Clinton’s lead in the popular vote has been widening from a few thousand votes to millions as people continued protested for the fifth day straight since the elections.
Hillary Clinton has so far secured a 1.8-million-vote lead over President-elect Donald Trump in the popular vote of the U.S. elections, a significant lead that would boost calls for ending the controversial electoral college system that landed the real estate billionaire in the White House.
Nate Cohn, a columnist the New York Times said that as of Saturday there were a total of 7 million votes left to be counted nationwide, many of them in states where the Democratic Party has large support bases such as California and New York.
“By the time all the ballots are counted, she seems likely to be ahead by more than 2 million votes and more than 1.5 percentage points, according to my Times colleague Nate Cohn,” David Leonhardt wrote in a column Saturday.
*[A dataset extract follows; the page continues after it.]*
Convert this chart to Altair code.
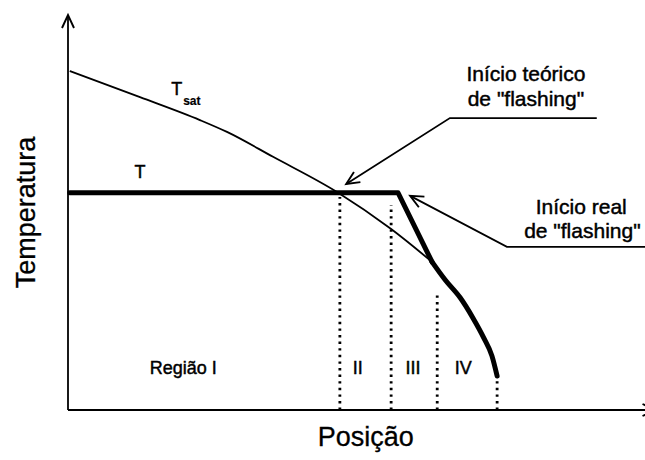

Clinton “will have won by a wider percentage margin than not only Al Gore in 2000 but also Richard Nixon in 1968 and John F. Kennedy in 1960,” he added.
Cohn also estimated that when all votes have been counted, 63.4 million Americans will have voted for the former secretary of state to 61.2 million for Trump, which would make it the highest votes received by a presidential candidate in history after Obama in both 2008 and 2012.
The news comes as thousands have taken to the streets across U.S. cities to reject Trump’s presidency.
On Tuesday the former reality TV star finished with 306 electoral college votes to Clinton’s 232, easily exceeding the 270 votes needed to win the presidency. However from the minute he was declared the winner, Trump trailed Clinton by a few thousand votes and her popular vote lead has been widening ever since.
The protests against Trump and the flawed Electoral College system have continued for the fifth straight day, with the largest ones being reported in New York, Los Angeles and Chicago and a host of spontaneous protests in smaller cities and towns throughout the country.
The demonstrations are largely being led by people of color and immigrants in the U.S., which Trump has called “professional protesters” inciting by the media.